» **Supplied information**
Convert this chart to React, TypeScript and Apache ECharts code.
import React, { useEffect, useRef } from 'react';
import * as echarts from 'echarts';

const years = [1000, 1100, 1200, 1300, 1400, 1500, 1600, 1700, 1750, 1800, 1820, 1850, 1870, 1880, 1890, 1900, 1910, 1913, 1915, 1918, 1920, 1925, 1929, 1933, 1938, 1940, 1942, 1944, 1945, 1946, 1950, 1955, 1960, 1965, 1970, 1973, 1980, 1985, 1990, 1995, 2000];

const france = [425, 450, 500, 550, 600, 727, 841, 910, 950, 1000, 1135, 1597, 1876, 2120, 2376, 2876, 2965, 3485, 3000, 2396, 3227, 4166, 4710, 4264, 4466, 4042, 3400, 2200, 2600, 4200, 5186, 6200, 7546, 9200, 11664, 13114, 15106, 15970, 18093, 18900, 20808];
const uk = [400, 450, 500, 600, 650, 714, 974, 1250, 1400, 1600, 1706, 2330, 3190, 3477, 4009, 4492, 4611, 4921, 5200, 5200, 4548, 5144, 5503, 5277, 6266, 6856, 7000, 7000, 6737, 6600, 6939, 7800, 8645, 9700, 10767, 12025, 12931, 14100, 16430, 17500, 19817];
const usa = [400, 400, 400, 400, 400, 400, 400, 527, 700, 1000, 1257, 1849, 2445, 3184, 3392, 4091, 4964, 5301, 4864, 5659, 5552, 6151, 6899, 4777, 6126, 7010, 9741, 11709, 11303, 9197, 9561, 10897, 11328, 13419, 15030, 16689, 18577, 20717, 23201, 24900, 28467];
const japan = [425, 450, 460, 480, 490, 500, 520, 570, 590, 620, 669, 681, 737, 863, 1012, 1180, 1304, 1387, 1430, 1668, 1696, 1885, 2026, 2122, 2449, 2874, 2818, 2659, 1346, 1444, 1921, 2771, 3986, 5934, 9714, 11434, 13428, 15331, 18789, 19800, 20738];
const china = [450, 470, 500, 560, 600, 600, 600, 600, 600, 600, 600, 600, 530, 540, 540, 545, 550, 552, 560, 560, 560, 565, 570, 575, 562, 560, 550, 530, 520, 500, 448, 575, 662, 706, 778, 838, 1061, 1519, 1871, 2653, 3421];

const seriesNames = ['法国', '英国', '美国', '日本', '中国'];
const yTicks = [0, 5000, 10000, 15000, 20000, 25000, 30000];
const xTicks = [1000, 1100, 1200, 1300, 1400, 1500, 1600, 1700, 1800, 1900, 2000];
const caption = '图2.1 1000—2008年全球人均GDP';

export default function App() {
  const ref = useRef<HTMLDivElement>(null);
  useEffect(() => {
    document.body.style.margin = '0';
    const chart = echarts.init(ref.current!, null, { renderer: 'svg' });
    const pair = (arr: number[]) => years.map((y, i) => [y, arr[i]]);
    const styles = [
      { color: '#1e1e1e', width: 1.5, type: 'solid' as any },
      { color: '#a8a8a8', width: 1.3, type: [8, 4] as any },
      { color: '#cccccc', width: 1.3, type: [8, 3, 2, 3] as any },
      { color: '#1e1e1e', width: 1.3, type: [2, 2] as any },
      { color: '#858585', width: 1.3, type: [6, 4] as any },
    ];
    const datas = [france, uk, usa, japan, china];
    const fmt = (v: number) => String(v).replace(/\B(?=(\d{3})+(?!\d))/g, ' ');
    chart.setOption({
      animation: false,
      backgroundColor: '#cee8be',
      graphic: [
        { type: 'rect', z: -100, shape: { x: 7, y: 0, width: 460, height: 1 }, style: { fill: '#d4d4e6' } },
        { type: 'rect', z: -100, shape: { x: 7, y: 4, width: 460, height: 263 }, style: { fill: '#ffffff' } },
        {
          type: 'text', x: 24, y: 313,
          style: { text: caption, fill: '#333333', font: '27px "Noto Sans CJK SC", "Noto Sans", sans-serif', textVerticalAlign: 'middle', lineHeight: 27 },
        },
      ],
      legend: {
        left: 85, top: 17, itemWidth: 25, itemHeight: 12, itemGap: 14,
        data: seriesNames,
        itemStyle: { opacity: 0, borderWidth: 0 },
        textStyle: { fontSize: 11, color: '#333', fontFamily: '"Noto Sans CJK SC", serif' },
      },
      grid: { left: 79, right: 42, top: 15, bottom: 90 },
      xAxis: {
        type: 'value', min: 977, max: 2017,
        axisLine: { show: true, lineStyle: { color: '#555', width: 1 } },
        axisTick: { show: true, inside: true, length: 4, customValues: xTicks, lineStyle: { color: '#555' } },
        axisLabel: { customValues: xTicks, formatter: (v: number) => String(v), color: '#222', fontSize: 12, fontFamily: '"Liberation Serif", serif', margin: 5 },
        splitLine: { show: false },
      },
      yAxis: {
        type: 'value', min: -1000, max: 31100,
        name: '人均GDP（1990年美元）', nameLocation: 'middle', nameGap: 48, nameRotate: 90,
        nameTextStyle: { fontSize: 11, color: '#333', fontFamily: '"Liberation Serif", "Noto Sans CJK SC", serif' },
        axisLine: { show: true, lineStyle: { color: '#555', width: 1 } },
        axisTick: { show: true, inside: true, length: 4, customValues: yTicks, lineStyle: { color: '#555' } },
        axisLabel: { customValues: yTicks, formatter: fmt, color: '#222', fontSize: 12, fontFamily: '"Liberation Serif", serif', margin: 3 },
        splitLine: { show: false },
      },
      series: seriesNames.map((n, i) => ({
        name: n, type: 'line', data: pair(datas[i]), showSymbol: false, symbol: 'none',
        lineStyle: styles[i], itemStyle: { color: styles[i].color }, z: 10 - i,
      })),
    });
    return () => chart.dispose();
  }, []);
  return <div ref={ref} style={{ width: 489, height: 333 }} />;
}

» **Instructions for the task**
Report how many lines of the listing hold the string "React", giving only the number.

» **Answer to this task**
2